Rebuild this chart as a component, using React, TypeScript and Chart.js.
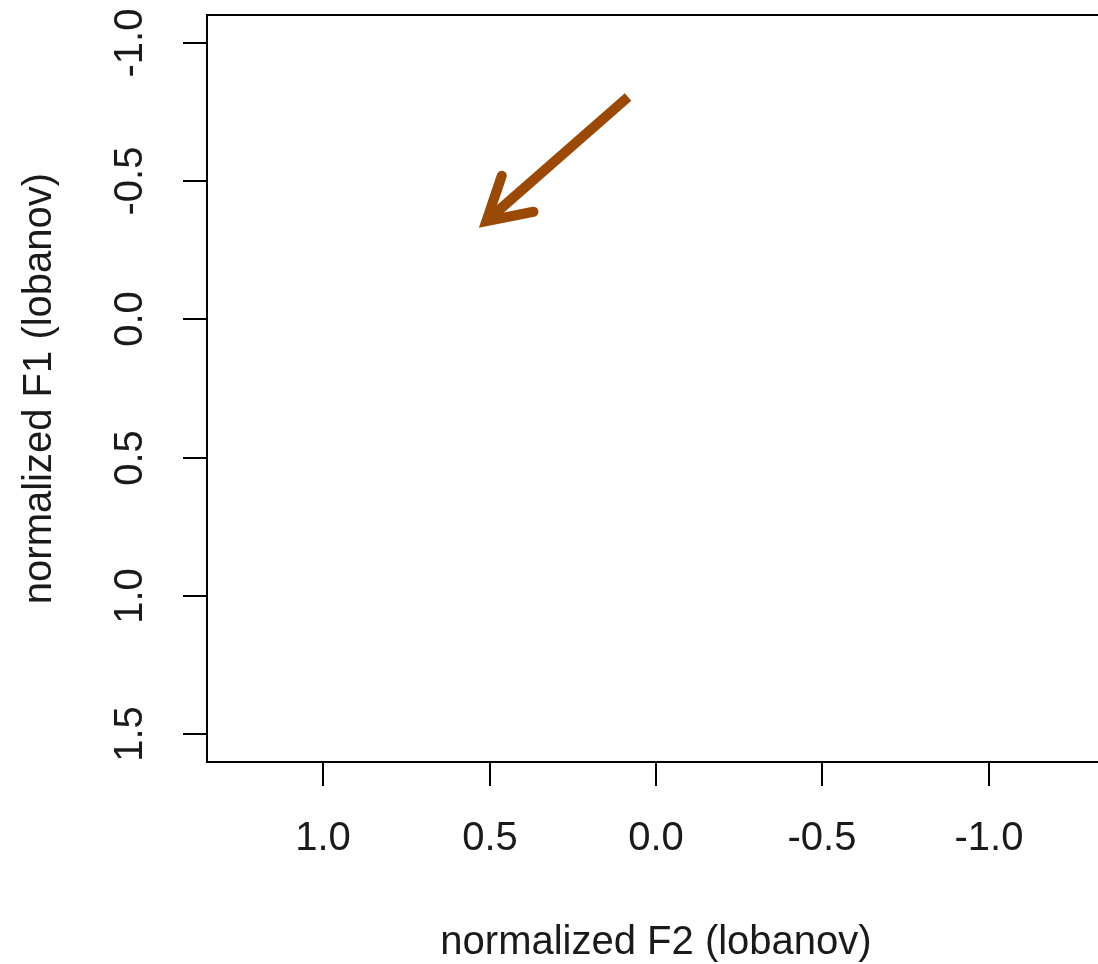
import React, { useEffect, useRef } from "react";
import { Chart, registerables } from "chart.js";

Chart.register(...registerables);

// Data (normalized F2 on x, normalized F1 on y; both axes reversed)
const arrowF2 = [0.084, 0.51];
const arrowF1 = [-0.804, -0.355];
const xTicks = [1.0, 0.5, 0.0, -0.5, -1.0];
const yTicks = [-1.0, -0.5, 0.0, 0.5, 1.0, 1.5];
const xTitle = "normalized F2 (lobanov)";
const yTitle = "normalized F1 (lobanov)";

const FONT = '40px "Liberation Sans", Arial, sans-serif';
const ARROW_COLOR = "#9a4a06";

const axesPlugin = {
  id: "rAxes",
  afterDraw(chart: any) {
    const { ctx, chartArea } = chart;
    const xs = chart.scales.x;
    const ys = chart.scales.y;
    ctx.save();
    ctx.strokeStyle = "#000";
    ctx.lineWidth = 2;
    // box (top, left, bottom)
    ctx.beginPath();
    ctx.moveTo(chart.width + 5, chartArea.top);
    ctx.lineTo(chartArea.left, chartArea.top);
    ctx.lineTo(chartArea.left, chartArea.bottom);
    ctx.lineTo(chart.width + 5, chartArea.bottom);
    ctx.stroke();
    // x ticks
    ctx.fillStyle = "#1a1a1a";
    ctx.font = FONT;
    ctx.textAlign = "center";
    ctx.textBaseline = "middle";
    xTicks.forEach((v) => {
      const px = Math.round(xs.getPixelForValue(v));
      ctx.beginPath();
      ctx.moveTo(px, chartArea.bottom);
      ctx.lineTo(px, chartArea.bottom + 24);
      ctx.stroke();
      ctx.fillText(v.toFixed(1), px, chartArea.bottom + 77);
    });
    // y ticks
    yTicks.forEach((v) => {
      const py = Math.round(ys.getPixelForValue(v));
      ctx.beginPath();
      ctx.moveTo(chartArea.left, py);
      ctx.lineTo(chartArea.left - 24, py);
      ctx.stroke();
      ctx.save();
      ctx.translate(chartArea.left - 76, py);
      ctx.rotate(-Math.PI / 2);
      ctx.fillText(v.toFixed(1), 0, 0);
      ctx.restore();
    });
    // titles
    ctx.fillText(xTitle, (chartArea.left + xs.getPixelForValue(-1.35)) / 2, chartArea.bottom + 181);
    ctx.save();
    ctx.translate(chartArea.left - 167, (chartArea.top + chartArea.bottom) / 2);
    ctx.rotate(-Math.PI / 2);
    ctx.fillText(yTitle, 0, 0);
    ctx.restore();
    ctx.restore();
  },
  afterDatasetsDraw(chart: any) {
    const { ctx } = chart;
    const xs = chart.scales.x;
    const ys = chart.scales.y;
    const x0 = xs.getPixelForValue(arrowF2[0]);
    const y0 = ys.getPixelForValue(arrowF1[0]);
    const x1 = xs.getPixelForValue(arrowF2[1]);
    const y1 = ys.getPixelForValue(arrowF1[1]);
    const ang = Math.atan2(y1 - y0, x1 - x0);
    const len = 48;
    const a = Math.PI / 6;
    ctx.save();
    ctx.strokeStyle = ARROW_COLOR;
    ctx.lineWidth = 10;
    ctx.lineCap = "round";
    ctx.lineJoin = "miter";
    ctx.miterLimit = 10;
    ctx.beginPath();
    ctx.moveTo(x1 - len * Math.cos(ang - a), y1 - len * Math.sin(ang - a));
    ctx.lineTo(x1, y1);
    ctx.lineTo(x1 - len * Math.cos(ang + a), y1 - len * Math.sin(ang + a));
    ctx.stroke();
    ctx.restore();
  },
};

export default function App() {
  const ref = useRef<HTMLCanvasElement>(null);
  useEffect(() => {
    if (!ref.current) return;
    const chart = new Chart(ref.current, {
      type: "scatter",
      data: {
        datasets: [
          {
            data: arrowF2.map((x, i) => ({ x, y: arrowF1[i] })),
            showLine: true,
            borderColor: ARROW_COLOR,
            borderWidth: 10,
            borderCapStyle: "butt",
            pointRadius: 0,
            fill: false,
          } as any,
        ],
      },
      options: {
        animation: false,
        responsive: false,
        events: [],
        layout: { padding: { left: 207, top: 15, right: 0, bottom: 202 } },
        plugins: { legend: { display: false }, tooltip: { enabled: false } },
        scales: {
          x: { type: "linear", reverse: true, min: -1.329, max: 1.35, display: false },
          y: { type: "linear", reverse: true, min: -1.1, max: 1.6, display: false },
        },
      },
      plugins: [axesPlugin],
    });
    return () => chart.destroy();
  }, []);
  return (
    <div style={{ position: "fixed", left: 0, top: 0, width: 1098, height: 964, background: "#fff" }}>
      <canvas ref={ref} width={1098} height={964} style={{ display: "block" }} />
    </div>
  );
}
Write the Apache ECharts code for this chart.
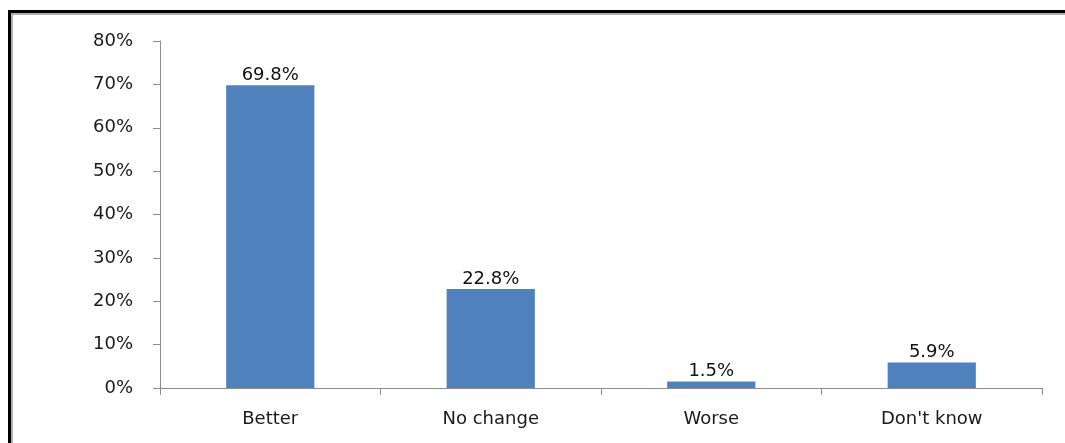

GIVEN TASK: Pick out every line above that holds the word "React" and copy it.

SOLUTION TO THE EXERCISE:
Rebuild this chart as a component, using React, TypeScript and Chart.js.
import React, { useEffect, useRef } from "react";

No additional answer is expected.